His new crime drama, Public Enemies, continues that legacy. But this time, Mann, a Chicago native, turned his camera toward familiar stomping grounds. Filmed last spring mainly in Wisconsin and the Chicago area, Public Enemies opens July 1 and chronicles the real-life pursuit of Depression-era bank robber John Dillinger (played by Johnny Depp) by FBI agent Melvin Purvis (Christian Bale). The manhunt led through a succession of Midwest haunts before culminating in a bloody takedown in front of Chicago’s Biograph Theater on July 22, 1934.
“There is no place else in America I can think of where [the] 1930s or ’20s or ’40s is as vivid as it is in Wisconsin,” Mann says. “I’d forgotten how beautiful the state is.”
By the time production began in March 2008, the writer-director had settled on a roster of evocative Wisconsin locales, including Beaver Dam, Columbus, Darlington, Milwaukee, Oshkosh, Baraboo, and Madison. “We found stunning locations, particularly for a period piece,” he says. “In the southwestern corner of the state, not much has changed since the ’30s. County squares are still intact, court houses haven’t been remodeled, and there aren’t tall buildings or Wal-Marts on the edge of town, so that became a really valuable asset for us.”
Mann also recreated a historic gunfight sequence at Little Bohemia Lodge in Manitowish Waters. In 1934, the summer resort was riddled with bullets when Dillinger crony Baby Face Nelson (Stephen Graham) killed a federal agent. Mann recalls the thrill of shooting on site: “Johnny Depp spent time on the same bed, in the same bedroom that Dillinger stayed in when the shootout happened, and escaped exactly through the same window Dillinger did. To see the actor put his hand on the same doorknob that John Dillinger turned when he left — that’s when physical spaces really begin to speak to you.”
Location also plays a central role in Mann’s personal life. His return to Madison decades after earning a BA in English brought “a moment of clarity when I walked into the Rathskeller,” he says. “I sat down at just about the same place I’d sit at in 1964 when I was figuring out what I wanted to do with my life, looking out the same window where I realized I wanted to make films. It was kind of bizarre, in a really good way.”
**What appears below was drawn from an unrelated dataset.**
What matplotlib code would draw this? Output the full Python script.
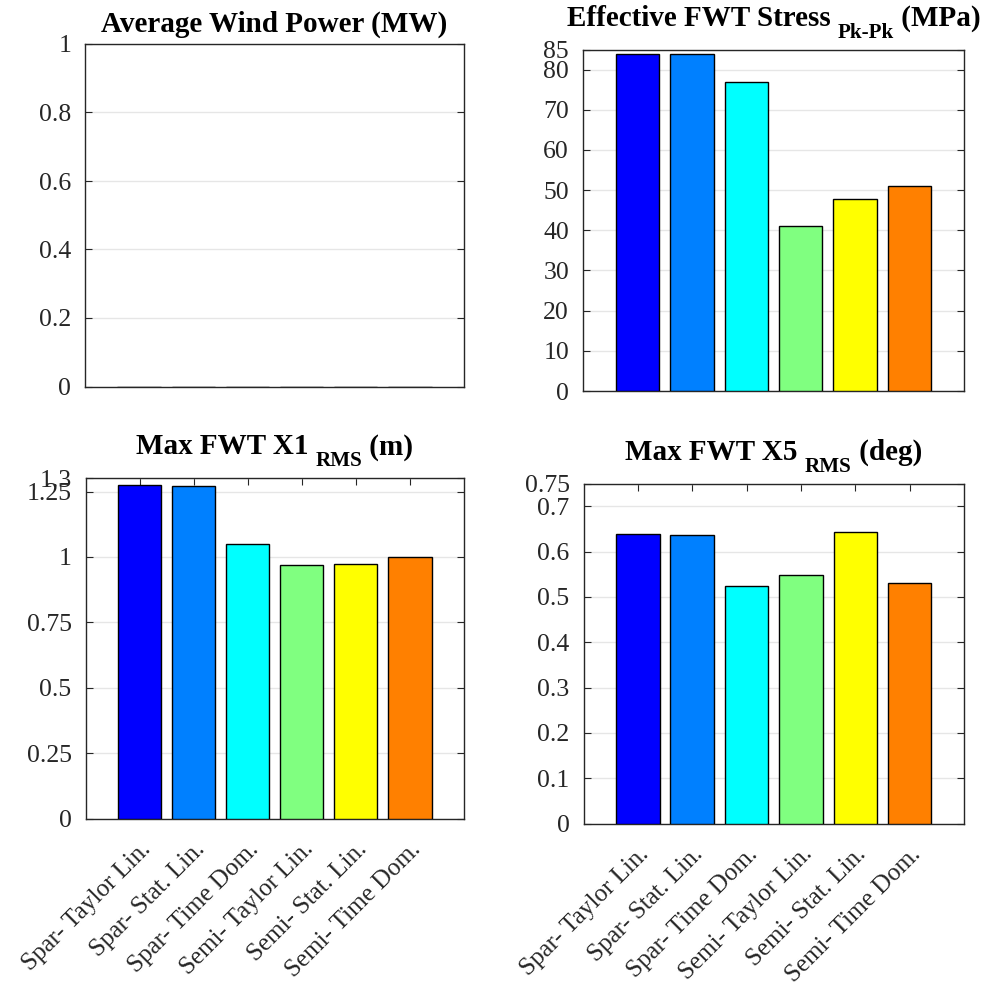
import matplotlib
matplotlib.use("Agg")
import matplotlib.pyplot as plt
import numpy as np

plt.rcParams['font.family'] = ['Liberation Serif', 'DejaVu Serif']

categories = ["Spar- Taylor Lin.", "Spar- Stat. Lin.", "Spar- Time Dom.",
              "Semi- Taylor Lin.", "Semi- Stat. Lin.", "Semi- Time Dom."]
wind_power = [0, 0, 0, 0, 0, 0]
stress_pkpk = [84.0, 83.8, 76.8, 41.1, 47.9, 51.0]
x1_rms = [1.277, 1.271, 1.049, 0.971, 0.975, 1.001]
x5_rms = [0.639, 0.637, 0.525, 0.549, 0.643, 0.531]
colors = ["#0000ff", "#0080ff", "#00ffff", "#80ff80", "#ffff00", "#ff8000"]

panels = [
    dict(vals=wind_power, title=["Average Wind Power (MW)"],
         yt=[0, 0.2, 0.4, 0.6, 0.8, 1], ytl=["0", "0.2", "0.4", "0.6", "0.8", "1"],
         ylim=1.0, pos=[85, 44, 464, 386.5], xl=False),
    dict(vals=stress_pkpk, title=["Effective FWT Stress ", "Pk-Pk", " (MPa)"],
         yt=[0, 10, 20, 30, 40, 50, 60, 70, 80, 85],
         ytl=["0", "10", "20", "30", "40", "50", "60", "70", "80", "85"],
         ylim=85, pos=[583, 49.5, 964, 391], xl=False),
    dict(vals=x1_rms, title=["Max FWT X1 ", "RMS", " (m)"],
         yt=[0, 0.25, 0.5, 0.75, 1, 1.25, 1.3],
         ytl=["0", "0.25", "0.5", "0.75", "1", "1.25", "1.3"],
         ylim=1.3, pos=[85.5, 478.5, 464, 818.5], xl=True),
    dict(vals=x5_rms, title=["Max FWT X5 ", "RMS", " (deg)"],
         yt=[0, 0.1, 0.2, 0.3, 0.4, 0.5, 0.6, 0.7, 0.75],
         ytl=["0", "0.1", "0.2", "0.3", "0.4", "0.5", "0.6", "0.7", "0.75"],
         ylim=0.75, pos=[583.5, 483.5, 964, 823.5], xl=True),
]

W, H = 992, 993
fig = plt.figure(figsize=(W / 100, H / 100), dpi=100)
renderer = fig.canvas.get_renderer()
frame_c = "#262626"
TFS = 21
x = np.arange(1, len(categories) + 1)


def draw_title(ax, parts, top_px):
    has_sub = len(parts) == 3
    base_y = top_px - (24 if has_sub else 12)
    sizes = [TFS, TFS * 0.72, TFS] if has_sub else [TFS]
    offs = [0, -12, 0] if has_sub else [0]
    texts = []
    widths = []
    for s, fs in zip(parts, sizes):
        t = fig.text(0, 0, s, fontsize=fs, fontweight="bold", va="baseline", ha="left")
        bb = t.get_window_extent(renderer)
        widths.append(bb.width)
        texts.append(t)
    total = sum(widths)
    bbax = ax.get_window_extent(renderer)
    cx = (bbax.x0 + bbax.x1) / 2
    xcur = cx - total / 2
    for t, w, o in zip(texts, widths, offs):
        t.set_position((xcur / W, 1 - (base_y - o) / H))
        xcur += w


for p in panels:
    l, t, r, b = p["pos"]
    ax = fig.add_axes([l / W, 1 - b / H, (r - l) / W, (b - t) / H])
    ax.bar(x, p["vals"], width=0.8, color=colors, edgecolor="black", linewidth=1.0, zorder=3)
    ax.set_xlim(0, 7)
    ax.set_ylim(0, p["ylim"])
    ax.set_yticks(p["yt"])
    ax.set_yticklabels(p["ytl"])
    ax.yaxis.grid(True, color="#e6e6e6", linewidth=1.0, zorder=0)
    ax.set_axisbelow(True)
    ax.tick_params(axis="y", direction="in", left=True, right=True, length=5,
                   labelsize=18.5, colors=frame_c, labelcolor=frame_c, pad=10)
    if p["xl"]:
        ax.set_xticks(x)
        ax.set_xticklabels(categories, rotation=45, ha="right", rotation_mode="anchor")
        ax.tick_params(axis="x", direction="in", top=True, bottom=True, length=5,
                       labelsize=18, colors=frame_c, labelcolor=frame_c, pad=14)
    else:
        ax.set_xticks([])
    for s in ax.spines.values():
        s.set_color(frame_c)
        s.set_linewidth(1.0)
    draw_title(ax, p["title"], t)

fig.savefig("out.png", dpi=100)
Though Public Enemies takes place seventy-five years ago, the hard economic times that spawned Dillinger and his gang should resonate with contemporary audiences. As Mann points out, “In 1933, the fourth year of the Great Depression, unemployment in Chicago hit 44 percent. A lot of it was blamed on the banks and the seeming incapability of the federal government to alleviate the misery. Banks didn’t garner a lot of sympathy, so when you have well-spoken, charismatic John Dillinger holding up banks and outsmarting the Feds, in a funny way, he became this celebrity outlaw who kind of spoke for the mass sentiment in the United States at that time.”